Arbitration Juggernaut Rolls On
Arbitration’s status as an accepted method of dispute resolution continues to expand and gain force, as illustrated by actions taken in late 2019 by the National Labor Relations Board (NLRB) and the Equal Employment Opportunity Commission (EEOC). In Tarlton and Son, decided by the Board on October 30, 2019, three employees jointly filed a wage and hour suit against their employer, prompting the employer to adopt a mandatory arbitration policy several weeks later. That policy required employees to submit employment related claims to binding arbitration on an individual basis. The NLRB held that, although the employees’ lawsuit constituted protected concerted activity, as the Board had recently ruled in Cordua Restaurants (2019), an employer can require employees to resolve employment claims through individualized arbitration without violating their rights under the National Labor Relations Act (NLRA).

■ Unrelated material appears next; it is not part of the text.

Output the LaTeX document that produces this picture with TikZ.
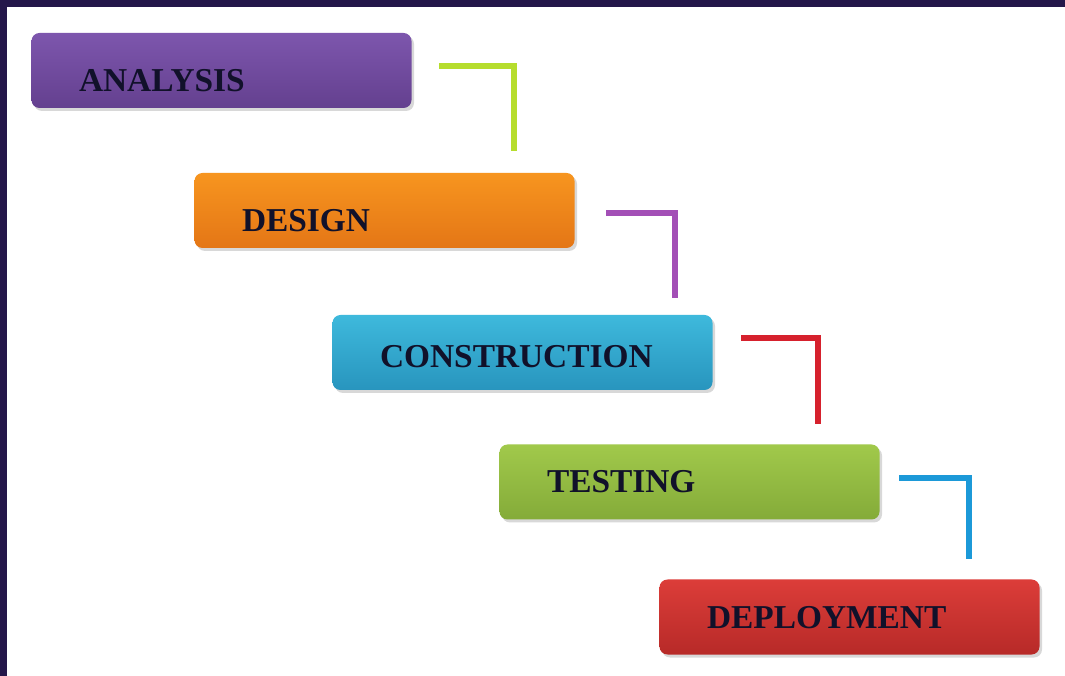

And in December 2019 the EEOC rescinded (by a 21 vote) its position—held for over two decades—that mandatory arbitration agreements that purport to cover employment discrimination claims should not be enforced, because they undermine the proper enforcement of federal anti-discrimination laws. During that time the EEOC’s policy had become increasingly out of step with developing law, as the U.S. Supreme Court held such agreements enforceable under the Federal Arbitration Act (FAA) in a growing variety of settings. The EEOC emphasized that rescission of its anti-mandatory arbitration policy did not “limit the ability of the Commission or any other party to challenge the enforceability of a particular arbitration agreement.” Still, this change of direction recognizes that the growing use of arbitration gives the EEOC reduced leverage to obtain relief for employees through conciliation.
Meanwhile, a U.S. District Court in the Eighth Circuit, applying Missouri law, held in Taylor v. Dolgencorp that a newly hired employee had made an arbitration agreement by clicking an electronic acceptance box online and typing her initials. The employee had been advised that those actions would constitute acceptance of the employer’s arbitration policy. Applying Missouri’s version of the Uniform Electronic Transactions Act, the court rejected her argument that an individual physical manifestation of consent was needed to form a valid arbitration agreement. Furthermore, the employer had shown its intent to be bound by setting up the website and its associated instructions.